- Directed by: Alex Vlack
- Written by: Alex Vlack
- Produced by: Arielle Elwes; Veronica Radaelli; Fiona Robert; Sofia Robert; Zachary Spicer; Alex Vlack;
- Starring: Alison Brie; Dustin Hoffman; André Holland; Tom Sturridge;
- Cinematography: Byron Werner
- Edited by: Jon Fine
- Music by: Philip Klein
- Production companies: Pigasus Pictures; Robert Sisters Pictures;
- Release date: June 5, 2026 (Tribeca Festival);
- Running time: 90 minutes
- Country: United States
- Language: English

= The Revisionist =

The Revisionist is a 2026 American drama film written and directed by Alex Vlack and starring Alison Brie, Dustin Hoffman, André Holland, and Tom Sturridge. It is Vlack's feature directorial debut.

==Premise==
Elise, a successful novelist, manipulates and transforms the people in her life into the characters she needs for her story. As she blurs the line between fiction and reality, her world descends into secrets, lies, and outright betrayal.

==Cast==
- Alison Brie as Elise
- Dustin Hoffman as David
- André Holland
- Tom Sturridge

==Production==
In December 2024, it was announced that filming wrapped in Louisville, Kentucky.

==Release==
The Revisionist premiered at the Tribeca Festival on June 5, 2026.

==Reception==
Stephen Farber of The Hollywood Reporter gave the film a positive review and wrote as the bottom line: “Hoffman saves the day — and the movie.”

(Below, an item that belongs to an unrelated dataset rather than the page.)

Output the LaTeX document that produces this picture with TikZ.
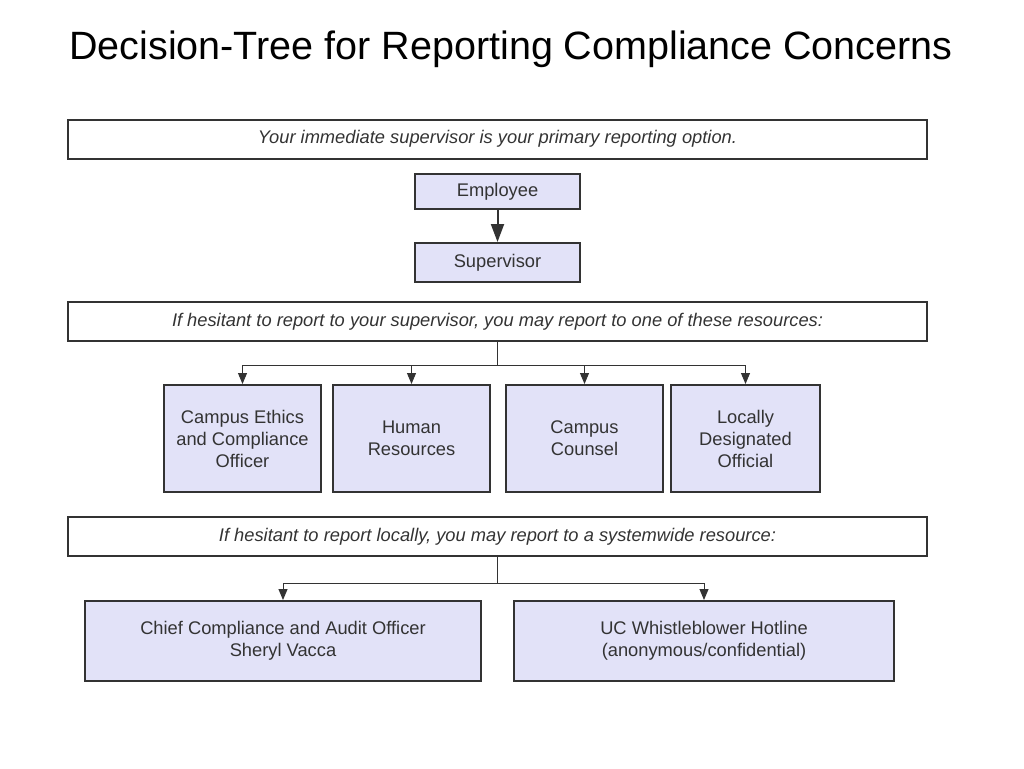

Olga Artemyeva of ScreenAnarchy gave the film a negative review and wrote, “The Revisionist sets off to explore a complicated process (which, to be fair, is hard to dramatize on screen, without fully going the Charlie Kaufman or David Cronenberg route), but ends up simplifying it instead.”

Elizabeth Weitzman of TheWrap gave the film a mixed review and wrote, “Alex Vlack was awfully lucky to get Dustin Hoffman to center his narrative feature debut, which otherwise strains to reach its ambitions.”